- Supreme Court of the United States

Argued Oct 14, 1997 Decided Dec 15, 1997
- Full case name: General Electric Company v. Robert Joiner
- Docket no.: 96–188
- Citations: 522 U.S. 136 (more) 118 S. Ct. 512; 139 L. Ed. 2d 508; 1997 U.S. LEXIS 7503

Holding
- Abuse of discretion—the standard ordinarily applicable to review of evidentiary rulings—is the proper standard by which to review a district court's decision to admit or exclude expert scientific evidence.

Court membership
- Chief Justice William Rehnquist Associate Justices John P. Stevens · Sandra Day O'Connor Antonin Scalia · Anthony Kennedy David Souter · Clarence Thomas Ruth Bader Ginsburg · Stephen Breyer

Case opinions
- Majority: Rehnquist, joined by unanimous (parts I, II); O'Connor, Scalia, Kennedy, Souter, Thomas, Ginsburg, Breyer (part III)
- Concurrence: Breyer
- Concur/dissent: Stevens

Laws applied
- Federal Rules of Evidence

= General Electric Co. v.
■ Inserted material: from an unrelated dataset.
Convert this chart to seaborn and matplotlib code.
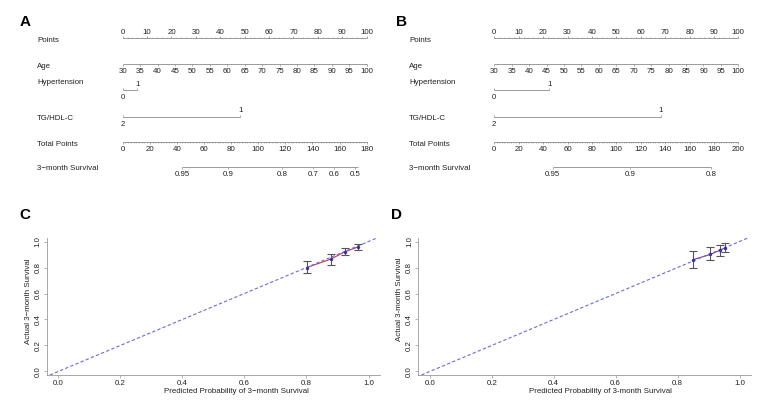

Joiner =

General Electric Co. v. Joiner, 522 U.S. 136 (1997), was a Supreme Court of the United States case between Robert Joiner and General Electric Co. that concerned whether the abuse of discretion standard is the correct standard an appellate court should apply in reviewing a trial court's decision to admit or exclude expert testimony. The case is notable for helping articulate the Daubert standard.

==Facts==
Joiner had worked around transformers as an electrician since 1973. During his electrical work, the dielectric fluid used as a coolant for the transformers got into his eyes and mouth, and stuck to his arms and hands. In 1983, it was discovered that the fluid in some of its transformers contained toxic PCBs. Later, in 1991, Joiner was diagnosed with small cell lung cancer. He sued General Electric, the manufacturer of the transformers and dielectric fluid. Joiner had been a smoker for eight years and there was a history of lung cancer in his family. Joiner alleged that his exposure to PCBs "promoted" his cancer. He claimed that, had it not been for his exposure to these substances, his cancer would not have developed for many years, if at all. General Electric claimed there was no evidence that Joiner suffered significant exposure to PCBs and that there was no admissible scientific evidence that PCBs promoted Joiner's cancer.

==Holding==
General Electric removed the case to federal court and then moved for summary judgment. The district court ruled that there was no evidence that Joiner had been exposed to PCBs. The district court also held that testimony of Joiner's experts failed to show that there was a link between exposure to PCB and small cell cancer. The case was dismissed. Joiner appealed the ruling and the court of appeals reversed. The Supreme Court of the United States granted certiorari and, after review, reversed the appellate court's ruling and affirmed the district court's ruling.